To McGovern's point, people are smart and hence they vote with their feet and utilize the best financial choice available. There are a good number of instances where a payday loan is not a good idea. However, when facing the reality of not being able to pay a bill, bounced check fees, or credit card cash advance charges, the option to borrow from a payday makes sense.

This is absolutely right! When did we become a bunch of whiners in this country? Is this not the Great United States of America? What do you do when you don't like something? Should we go tell our mommies? NO! We should compete against it and beat it! That is what the payday lenders did, and they were winning until someone told mommy on them. If people don't like the payday loan industry, then they should compete against it. Beat them at their own game. Offer a better solution. The problem is, there may not be a better solution, so why take the best solution away? Leave it alone and hold the borrowers accountable for their actions. We need our government to worry about the war going on, and gas prices, and the thousands of other big issues, not this piddly $45 payday loan issue.
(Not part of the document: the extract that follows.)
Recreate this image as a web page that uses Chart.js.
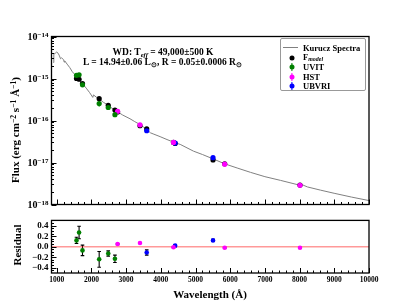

We need to stop blaming the payday lenders for everyone else's irresponsibility! If I borrow 100 bucks from a friend, and am not able to pay it back, I don't blame my friend for lending me the money! That is just stupid. So why are we blaming our payday lender friends for providing a great service? In a recent article by ex senator and presidential candidate George McGovern, he says, "[p]ayday lending bans simply push low-income borrowers into less pleasant options, including increased rates of bankruptcy," Mr. McGovern rightly poses the question: "Why do we think we are helping adult consumers by taking away their options?"
Later in the article, he says, "[t]he nature of freedom of choice is that some people will misuse their responsibility and hurt themselves in the process. We should do our best to educate them, but without diminishing choice for everyone else."
This is how we need to look at this topic. Leave the payday loan stores alone and look for other options. Instead of taking away payday lenders, beat them at their own game by giving consumers even more alternatives!